- **Written problem**: Leave out the pictures; transcribe all else exactly.

#####

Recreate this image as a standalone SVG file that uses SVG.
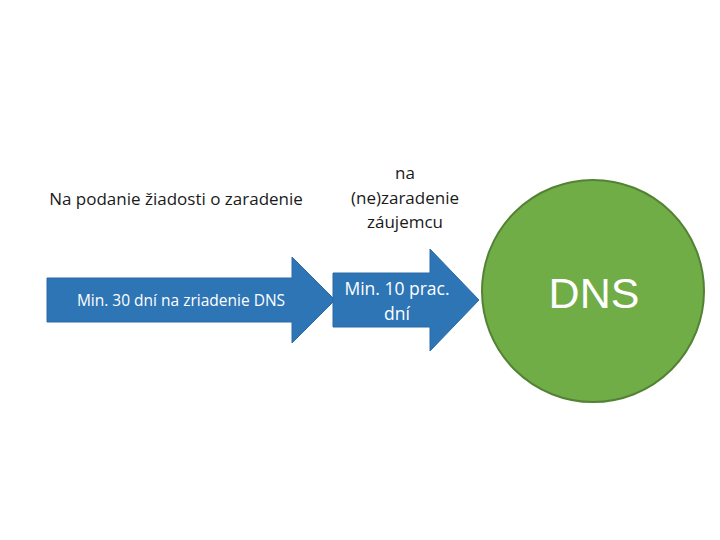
<svg xmlns="http://www.w3.org/2000/svg" width="720" height="540" viewBox="0 0 720 540">
<style>
.lbl{font-family:"Open Sans","Liberation Sans",sans-serif;fill:#1a1a1a;text-anchor:middle}
.wht{font-family:"Open Sans","Liberation Sans",sans-serif;fill:#ffffff;text-anchor:middle}
.big{font-family:"Liberation Sans","DejaVu Sans",sans-serif;fill:#ffffff;text-anchor:middle}
.arrow{fill:#2E75B6;stroke:#2a6aa6;stroke-width:1}
</style>
<rect width="720" height="540" fill="#ffffff"/>
<g id="connectors">
<g id="arrow1">
<polygon class="arrow" points="47,278 292,278 292,257 335,300 292,343 292,322 47,322"/>
<text class="wht" x="181" y="306" font-size="15.5">Min. 30 dní na zriadenie DNS</text>
</g>
<g id="arrow2">
<polygon class="arrow" points="333,273 430,273 430,249 479,300 430,351 430,327 333,327"/>
<text class="wht" x="397" y="295" font-size="17.5">Min. 10 prac.</text>
<text class="wht" x="397" y="320" font-size="17.5">dní</text>
</g>
</g>
<g id="label1">
<text class="lbl" x="176" y="205" font-size="17">Na podanie žiadosti o zaradenie</text>
</g>
<g id="label2">
<text class="lbl" x="405" y="179" font-size="17">na</text>
<text class="lbl" x="405" y="204" font-size="17">(ne)zaradenie</text>
<text class="lbl" x="405" y="228" font-size="17">záujemcu</text>
</g>
<g id="dns">
<circle cx="593" cy="291" r="111" fill="#70AD47" stroke="#548235" stroke-width="2"/>
<text class="big" x="594" y="308" font-size="43">DNS</text>
</g>
</svg>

#####

- **Written response**:
Recreate this image as a standalone SVG file that uses SVG.
<svg xmlns="http://www.w3.org/2000/svg" width="720" height="540" viewBox="0 0 720 540">
<style>
.lbl{font-family:"Open Sans","Liberation Sans",sans-serif;fill:#1a1a1a;text-anchor:middle}
.wht{font-family:"Open Sans","Liberation Sans",sans-serif;fill:#ffffff;text-anchor:middle}
.big{font-family:"Liberation Sans","DejaVu Sans",sans-serif;fill:#ffffff;text-anchor:middle}
.arrow{fill:#2E75B6;stroke:#2a6aa6;stroke-width:1}
</style>
<rect width="720" height="540" fill="#ffffff"/>
<g id="connectors">
<g id="arrow1">
<polygon class="arrow" points="47,278 292,278 292,257 335,300 292,343 292,322 47,322"/>
<text class="wht" x="181" y="306" font-size="15.5">Min. 30 dní na zriadenie DNS</text>
</g>
<g id="arrow2">
<polygon class="arrow" points="333,273 430,273 430,249 479,300 430,351 430,327 333,327"/>
<text class="wht" x="397" y="295" font-size="17.5">Min. 10 prac.</text>
<text class="wht" x="397" y="320" font-size="17.5">dní</text>
</g>
</g>
<g id="label1">
<text class="lbl" x="176" y="205" font-size="17">Na podanie žiadosti o zaradenie</text>
</g>
<g id="label2">
<text class="lbl" x="405" y="179" font-size="17">na</text>
<text class="lbl" x="405" y="204" font-size="17">(ne)zaradenie</text>
<text class="lbl" x="405" y="228" font-size="17">záujemcu</text>
</g>
<g id="dns">
<circle cx="593" cy="291" r="111" fill="#70AD47" stroke="#548235" stroke-width="2"/>
<text class="big" x="594" y="308" font-size="43">DNS</text>
</g>
</svg>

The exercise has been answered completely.